┌────────

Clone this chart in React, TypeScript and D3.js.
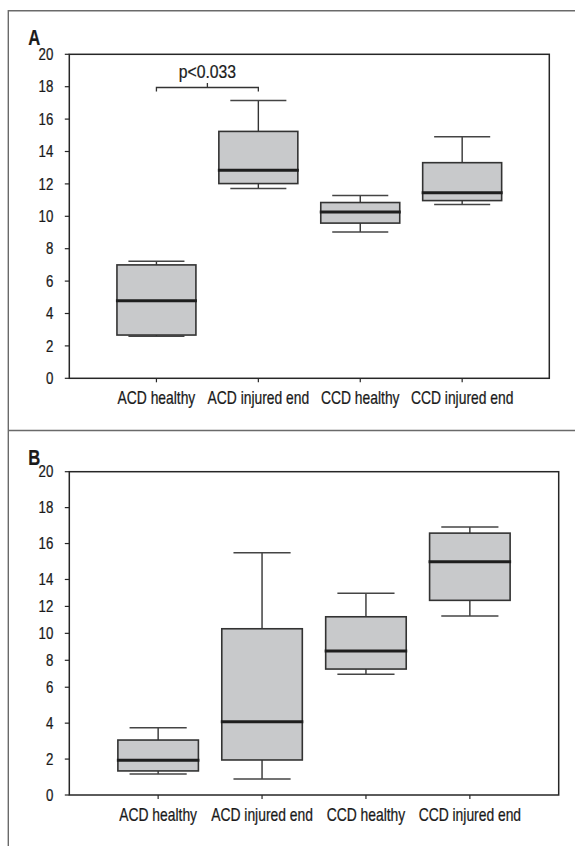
import React from "react";
import * as d3 from "d3";

const categories = ["ACD healthy", "ACD injured end", "CCD healthy", "CCD injured end"];
const yTicks = [0, 2, 4, 6, 8, 10, 12, 14, 16, 18, 20];

// Panel A box statistics
const aLow = [2.6, 11.71, 9.03, 10.73];
const aQ1 = [2.67, 12.02, 9.58, 10.97];
const aMedian = [4.79, 12.84, 10.26, 11.45];
const aQ3 = [7.0, 15.24, 10.85, 13.31];
const aHigh = [7.22, 17.15, 11.28, 14.91];

// Panel B box statistics
const bLow = [1.17, 0.89, 6.96, 11.28];
const bQ1 = [1.34, 1.95, 7.35, 12.45];
const bMedian = [1.93, 4.08, 8.69, 14.99];
const bQ3 = [3.06, 10.34, 11.23, 16.58];
const bHigh = [3.75, 15.49, 12.97, 16.92];

// significance annotation (panel A)
const sigPair = [0, 1];
const sigLevel = 17.95;
const sigLabel = "p<0.033";

const FONT = "'Liberation Sans', Arial, sans-serif";
const BOX_FILL = "#c8c9cb";
const DARK = "#262626";

function NText(props: {
  x: number;
  y: number;
  size: number;
  sx: number;
  anchor?: string;
  bold?: boolean;
  dy?: string;
  children: React.ReactNode;
}) {
  return (
    <text
      transform={`translate(${props.x},${props.y}) scale(${props.sx},1)`}
      dy={props.dy}
      textAnchor={props.anchor || "start"}
      fontFamily={FONT}
      fontWeight={props.bold ? "bold" : "normal"}
      fontSize={props.size}
      fill="#1a1a1a"
      stroke="#1a1a1a"
      strokeWidth={0.25}
    >
      {props.children}
    </text>
  );
}

type PanelProps = {
  letter: string;
  left: number;
  right: number;
  top: number;
  bottom: number;
  low: number[];
  q1: number[];
  median: number[];
  q3: number[];
  high: number[];
  piecewise?: boolean;
  sig?: boolean;
  letterGap: number;
};

function Panel(p: PanelProps) {
  const h = p.bottom - p.top;
  const y = p.piecewise
    ? d3.scaleLinear().domain([0, 6, 14, 20]).range([p.bottom, p.bottom - h / 3, p.bottom - (2 * h) / 3, p.top])
    : d3.scaleLinear().domain([0, 20]).range([p.bottom, p.top]);
  const x = d3.scalePoint<string>().domain(categories).range([p.left, p.right]).padding(0.855);
  const step = x.step();
  const boxW = step * 0.775;
  const capW = step * 0.55;
  const sx0 = x(categories[sigPair[0]])!;
  const sx1 = x(categories[sigPair[1]])!;
  const sy = y(sigLevel);

  return (
    <g>
      <NText x={p.left - 41} y={p.top - p.letterGap} size={22.5} sx={0.74} bold>
        {p.letter}
      </NText>
      {/* y ticks */}
      {yTicks.map((t) => (
        <g key={"yt" + t}>
          <line x1={p.left - 4.5} x2={p.left} y1={y(t)} y2={y(t)} stroke={DARK} strokeWidth={1.2} />
          <NText x={p.left - 16} y={y(t)} dy="0.36em" anchor="end" size={16} sx={0.83}>
            {t}
          </NText>
        </g>
      ))}
      {/* x ticks */}
      {categories.map((c) => (
        <g key={"xt" + c}>
          <line x1={x(c)!} x2={x(c)!} y1={p.bottom} y2={p.bottom + 4} stroke={DARK} strokeWidth={1.2} />
          <NText x={x(c)!} y={p.bottom + 25.5} anchor="middle" size={18} sx={0.77}>
            {c}
          </NText>
        </g>
      ))}
      {/* boxes */}
      {categories.map((c, i) => {
        const cx = x(c)!;
        return (
          <g key={"box" + c}>
            <line x1={cx} x2={cx} y1={y(p.high[i])} y2={y(p.q3[i])} stroke="#333" strokeWidth={1.4} />
            <line x1={cx} x2={cx} y1={y(p.low[i])} y2={y(p.q1[i])} stroke="#333" strokeWidth={1.4} />
            <line
              x1={cx - capW / 2}
              x2={cx + capW / 2}
              y1={y(p.high[i])}
              y2={y(p.high[i])}
              stroke="#444"
              strokeWidth={1.5}
            />
            <line
              x1={cx - capW / 2}
              x2={cx + capW / 2}
              y1={y(p.low[i])}
              y2={y(p.low[i])}
              stroke="#444"
              strokeWidth={1.5}
            />
            <rect
              x={cx - boxW / 2}
              y={y(p.q3[i])}
              width={boxW}
              height={y(p.q1[i]) - y(p.q3[i])}
              fill={BOX_FILL}
              stroke="#333"
              strokeWidth={1.6}
            />
            <line
              x1={cx - boxW / 2 - 1}
              x2={cx + boxW / 2 + 1}
              y1={y(p.median[i])}
              y2={y(p.median[i])}
              stroke="#1e1e1e"
              strokeWidth={3}
            />
          </g>
        );
      })}
      {/* frame */}
      <rect
        x={p.left}
        y={p.top}
        width={p.right - p.left}
        height={p.bottom - p.top}
        fill="none"
        stroke={DARK}
        strokeWidth={1.5}
      />
      {p.sig && (
        <g>
          <path
            d={`M${sx0},${sy + 4}V${sy}H${sx1}V${sy + 4}M${(sx0 + sx1) / 2},${sy}v-4.5`}
            fill="none"
            stroke="#333"
            strokeWidth={1.3}
          />
          <NText x={(sx0 + sx1) / 2} y={sy - 9.5} anchor="middle" size={19} sx={0.83}>
            {sigLabel}
          </NText>
        </g>
      )}
    </g>
  );
}

export default function App() {
  return (
    <svg width={575} height={846} style={{ position: "absolute", left: 0, top: 0, background: "#fff" }}>
      <rect width={575} height={846} fill="#fff" />
      {/* outer figure frame */}
      <path d="M575,10.7H8.3V846M8.3,430.5H575" fill="none" stroke="#6a6a6a" strokeWidth={1.4} />
      <Panel
        letter="A"
        left={69.3}
        right={549.3}
        top={54.3}
        bottom={378.3}
        low={aLow}
        q1={aQ1}
        median={aMedian}
        q3={aQ3}
        high={aHigh}
        sig
        letterGap={9}
      />
      <Panel
        letter="B"
        left={69.3}
        right={558.7}
        top={471.7}
        bottom={795}
        low={bLow}
        q1={bQ1}
        median={bMedian}
        q3={bQ3}
        high={bHigh}
        piecewise
        letterGap={6.5}
      />
    </svg>
  );
}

└────────

▸ **Problem**
Transcribe the preceding listing in its entirety and with exact wording, leaving out pictures.

▸ **Solution below**
Clone this chart in React, TypeScript and D3.js.
import React from "react";
import * as d3 from "d3";

const categories = ["ACD healthy", "ACD injured end", "CCD healthy", "CCD injured end"];
const yTicks = [0, 2, 4, 6, 8, 10, 12, 14, 16, 18, 20];

// Panel A box statistics
const aLow = [2.6, 11.71, 9.03, 10.73];
const aQ1 = [2.67, 12.02, 9.58, 10.97];
const aMedian = [4.79, 12.84, 10.26, 11.45];
const aQ3 = [7.0, 15.24, 10.85, 13.31];
const aHigh = [7.22, 17.15, 11.28, 14.91];

// Panel B box statistics
const bLow = [1.17, 0.89, 6.96, 11.28];
const bQ1 = [1.34, 1.95, 7.35, 12.45];
const bMedian = [1.93, 4.08, 8.69, 14.99];
const bQ3 = [3.06, 10.34, 11.23, 16.58];
const bHigh = [3.75, 15.49, 12.97, 16.92];

// significance annotation (panel A)
const sigPair = [0, 1];
const sigLevel = 17.95;
const sigLabel = "p<0.033";

const FONT = "'Liberation Sans', Arial, sans-serif";
const BOX_FILL = "#c8c9cb";
const DARK = "#262626";

function NText(props: {
  x: number;
  y: number;
  size: number;
  sx: number;
  anchor?: string;
  bold?: boolean;
  dy?: string;
  children: React.ReactNode;
}) {
  return (
    <text
      transform={`translate(${props.x},${props.y}) scale(${props.sx},1)`}
      dy={props.dy}
      textAnchor={props.anchor || "start"}
      fontFamily={FONT}
      fontWeight={props.bold ? "bold" : "normal"}
      fontSize={props.size}
      fill="#1a1a1a"
      stroke="#1a1a1a"
      strokeWidth={0.25}
    >
      {props.children}
    </text>
  );
}

type PanelProps = {
  letter: string;
  left: number;
  right: number;
  top: number;
  bottom: number;
  low: number[];
  q1: number[];
  median: number[];
  q3: number[];
  high: number[];
  piecewise?: boolean;
  sig?: boolean;
  letterGap: number;
};

function Panel(p: PanelProps) {
  const h = p.bottom - p.top;
  const y = p.piecewise
    ? d3.scaleLinear().domain([0, 6, 14, 20]).range([p.bottom, p.bottom - h / 3, p.bottom - (2 * h) / 3, p.top])
    : d3.scaleLinear().domain([0, 20]).range([p.bottom, p.top]);
  const x = d3.scalePoint<string>().domain(categories).range([p.left, p.right]).padding(0.855);
  const step = x.step();
  const boxW = step * 0.775;
  const capW = step * 0.55;
  const sx0 = x(categories[sigPair[0]])!;
  const sx1 = x(categories[sigPair[1]])!;
  const sy = y(sigLevel);

  return (
    <g>
      <NText x={p.left - 41} y={p.top - p.letterGap} size={22.5} sx={0.74} bold>
        {p.letter}
      </NText>
      {/* y ticks */}
      {yTicks.map((t) => (
        <g key={"yt" + t}>
          <line x1={p.left - 4.5} x2={p.left} y1={y(t)} y2={y(t)} stroke={DARK} strokeWidth={1.2} />
          <NText x={p.left - 16} y={y(t)} dy="0.36em" anchor="end" size={16} sx={0.83}>
            {t}
          </NText>
        </g>
      ))}
      {/* x ticks */}
      {categories.map((c) => (
        <g key={"xt" + c}>
          <line x1={x(c)!} x2={x(c)!} y1={p.bottom} y2={p.bottom + 4} stroke={DARK} strokeWidth={1.2} />
          <NText x={x(c)!} y={p.bottom + 25.5} anchor="middle" size={18} sx={0.77}>
            {c}
          </NText>
        </g>
      ))}
      {/* boxes */}
      {categories.map((c, i) => {
        const cx = x(c)!;
        return (
          <g key={"box" + c}>
            <line x1={cx} x2={cx} y1={y(p.high[i])} y2={y(p.q3[i])} stroke="#333" strokeWidth={1.4} />
            <line x1={cx} x2={cx} y1={y(p.low[i])} y2={y(p.q1[i])} stroke="#333" strokeWidth={1.4} />
            <line
              x1={cx - capW / 2}
              x2={cx + capW / 2}
              y1={y(p.high[i])}
              y2={y(p.high[i])}
              stroke="#444"
              strokeWidth={1.5}
            />
            <line
              x1={cx - capW / 2}
              x2={cx + capW / 2}
              y1={y(p.low[i])}
              y2={y(p.low[i])}
              stroke="#444"
              strokeWidth={1.5}
            />
            <rect
              x={cx - boxW / 2}
              y={y(p.q3[i])}
              width={boxW}
              height={y(p.q1[i]) - y(p.q3[i])}
              fill={BOX_FILL}
              stroke="#333"
              strokeWidth={1.6}
            />
            <line
              x1={cx - boxW / 2 - 1}
              x2={cx + boxW / 2 + 1}
              y1={y(p.median[i])}
              y2={y(p.median[i])}
              stroke="#1e1e1e"
              strokeWidth={3}
            />
          </g>
        );
      })}
      {/* frame */}
      <rect
        x={p.left}
        y={p.top}
        width={p.right - p.left}
        height={p.bottom - p.top}
        fill="none"
        stroke={DARK}
        strokeWidth={1.5}
      />
      {p.sig && (
        <g>
          <path
            d={`M${sx0},${sy + 4}V${sy}H${sx1}V${sy + 4}M${(sx0 + sx1) / 2},${sy}v-4.5`}
            fill="none"
            stroke="#333"
            strokeWidth={1.3}
          />
          <NText x={(sx0 + sx1) / 2} y={sy - 9.5} anchor="middle" size={19} sx={0.83}>
            {sigLabel}
          </NText>
        </g>
      )}
    </g>
  );
}

export default function App() {
  return (
    <svg width={575} height={846} style={{ position: "absolute", left: 0, top: 0, background: "#fff" }}>
      <rect width={575} height={846} fill="#fff" />
      {/* outer figure frame */}
      <path d="M575,10.7H8.3V846M8.3,430.5H575" fill="none" stroke="#6a6a6a" strokeWidth={1.4} />
      <Panel
        letter="A"
        left={69.3}
        right={549.3}
        top={54.3}
        bottom={378.3}
        low={aLow}
        q1={aQ1}
        median={aMedian}
        q3={aQ3}
        high={aHigh}
        sig
        letterGap={9}
      />
      <Panel
        letter="B"
        left={69.3}
        right={558.7}
        top={471.7}
        bottom={795}
        low={bLow}
        q1={bQ1}
        median={bMedian}
        q3={bQ3}
        high={bHigh}
        piecewise
        letterGap={6.5}
      />
    </svg>
  );
}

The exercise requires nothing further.